Setelah jatuhnya Hama, Homs tetap menjadi garis pertahanan terakhir Damaskus. Dan meskipun kejatuhannya tidak akan selalu “bersifat eksistensial” bagi rezim Asad, Yazigi berpendapat bahwa hal itu kemungkinan akan mendorong sekutu Asad, yaitu Rusia dan Iran, untuk menuntut perubahan yang berarti “karena mereka takut kehilangan segalanya”.
“Hama tidak strategis, tetapi Homs strategis karena menghubungkan Damaskus dengan wilayah pesisir, yang merupakan inti dari basis loyalis, dan bagi Iran, kehilangan Homs berarti berpotensi kehilangan akses ke Lebanon,” katanya.
Reaksi yang berbeda
Homs adalah benteng besar terakhir yang dikuasai rezim sebelum ibu kota Damaskus dan kejatuhannya akan membuat rezim Asad jadi rentan.

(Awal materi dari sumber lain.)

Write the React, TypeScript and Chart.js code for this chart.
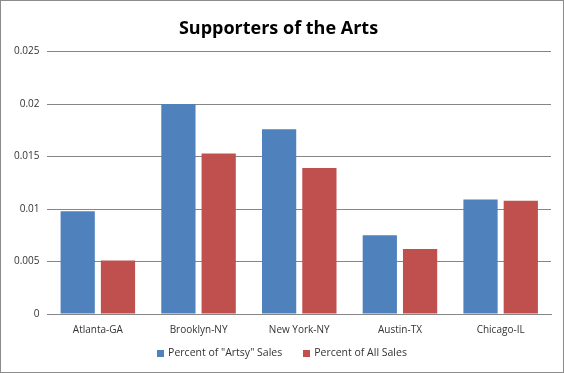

Utusan PBB untuk Suriah Geir Pedersen pada Rabu (4/12) mengatakan perkembangan terakhir telah memicu “reaksi yang berbeda di antara rakyat Suriah, ancaman serius bagi sebagian orang, tanda harapan bagi yang lain”. Ia menekankan perlunya melindungi warga sipil.
Gambar yang dirilis di media sosial menunjukkan warga pendukung kelompok pejuang merayakan kemenangan di Hama, sementara anggota oposisi yang diasingkan memuji perebutan kota itu sebagai batu loncatan yang mungkin untuk menggulingkan Basyar Asad.
Pada Kamis, kedutaan besar China di Suriah mengatakan warganya harus meninggalkan negara itu sesegera mungkin.
China merupakan salah satu dari sedikit anggota masyarakat internasional yang mendukung rezim Asad sejak pecahnya perang dan salah satu dari sedikit negara yang dikunjungi Basyar Asad di luar negeri sejak 2011.
Kementerian luar negeri China mengatakan pada Senin (2/12) bahwa mereka mendukung upaya Suriah untuk menjaga keamanan dan stabilitas nasional.
Perang Suriah, yang pecah setelah pasukan rezim menembaki pengunjuk rasa pada Maret 2011, telah menewaskan lebih dari setengah juta orang. Sekitar 12 juta orang masih mengungsi akibat pertempuran dan penindasan rezim. Setengahnya lagi mengungsi ke luar negeri.
Sekretaris Jenderal PBB Antonio Guterres pada Kamis mengatakan “pembantaian” rezim Asad di Suriah merupakan hasil dari “kegagalan kolektif kronis” untuk memulai proses politik di negara tersebut sejak 2011.